Nicht mehr ganz so soft abgestimmt, vermittelt sie ein etwas besseres Gefühl fürs Vorderrad, setzt aber nach wie vor zu sehr auf Komfort. Bei zügiger Gangart, besonders auf schlechten Straßen und unter Einsatz der einteiligen Vierkolbenstopper aus der YZF-R1, geraten die Dämpfungsreserven noch immer zu schnell an ihre Grenzen. Die Hinterradbremse verfügt über einen neuen, einteilig gegossenen Zweikolben-Sattel. Dank ihres sensiblen Ansprechverhaltens lässt sie sich gezielt bis zur Blockiergrenze dosieren und hilft außerdem Gewicht sparen.
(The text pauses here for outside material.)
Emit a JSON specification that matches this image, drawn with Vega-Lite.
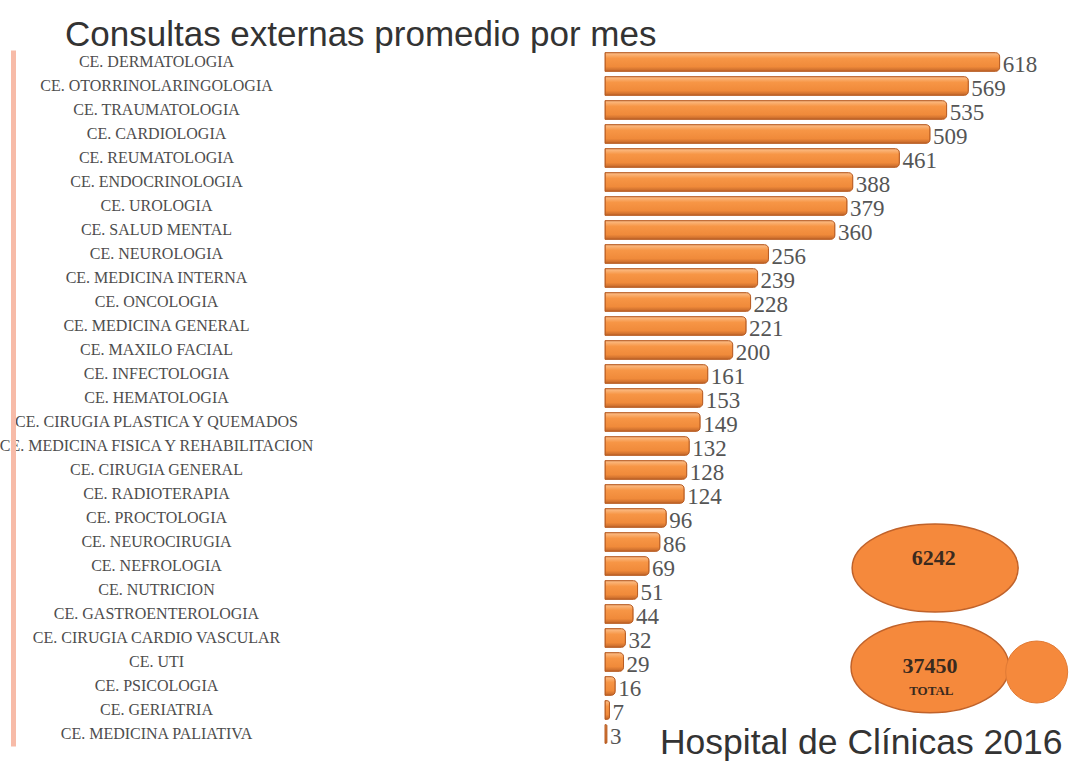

Insgesamt speckten die Ingenieure die XJR um sechs Kilogramm ab.
In puncto Komfort und Ausstattung hat die Yamaha dagegen zugelegt. So bietet der neu geformte Tank sauberen Knieschluss, ohne dass störende Kanten permanenten Druck auf die Innenseite der Oberschenkel ausüben. Die Hebeleien für Kupplung und Bremse sind jeweils fünffach verstellbar und günstiger gekröpft, das Lenkschloss sperrt zu beiden Seiten und im Notfall sorgt eine Warnblinkanlage für die nötige Aufmerksamkeit. Alles Kleinigkeiten, fürwahr. Die aber in der Summe den feinen Unterschied ausmachen.